MoreBeta · 15/01/2012 16:12

I do think it is TOTAL cop out.

DSs last school di an awful ot of colouring - even in Yr 6! Used to drive me mad!

CecilyP · 15/01/2012 16:16

Agree with Chicken Korma; the maths activity sounds fine, the rest seem pointless - especially the French, as French colouring in is identical to English coloring in. OP I feel your pain. DS had to do inordinate amounts of colouring in at school - fortunately he did not have to bring it home. Teacher said it was to strengthen hands and improve fine motor skills or was it keeps 'em quiet for hours and doesn't make a mess. I don't remember doing any colouring in at primary just plenty of our own drawings.

storytopper · 15/01/2012 16:20

I've just been painting and drawing on my iPad.
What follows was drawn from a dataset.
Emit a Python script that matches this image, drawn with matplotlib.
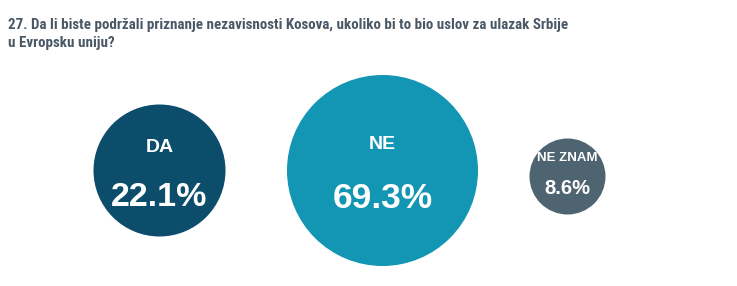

To colour in a shape you just choose a colour and tap the infill icon - hey presto! Even if he turns out to be graphic designer I don't think he'll be doing much old-school colouring-in. They seem to be spending too much time on a fairly unimportant skill to me.

jenrendo · 15/01/2012 16:20

Ah this just bugs me I'm afraid. It reminds me of supply teachers coming into my class and giving them colouring sheets to do ALL DAY! Even when I had left stuff out. Yes, colouring is good for developing fine motor skills, but so are a lot of other activities like threading, jigsaws, construction. Colouring has it's place, but IMHO this sounds like a lazy teacher who can't be arsed to make homework more exciting! It is funny though, because once they get to about Primary 5 all they want to do is come to the wee one's classrooms and colour with them!

jenrendo · 15/01/2012 16:21

Oh and for the record, I LOVE colouring! Grin

CecilyP · 15/01/2012 16:45

Having to do this at home would have really bugged me - especially if the school had emphasised its teaching of French at this age. How much French would have been learned in this fashion - unless mum was available to teach it. Seems like homework just for the sake of it.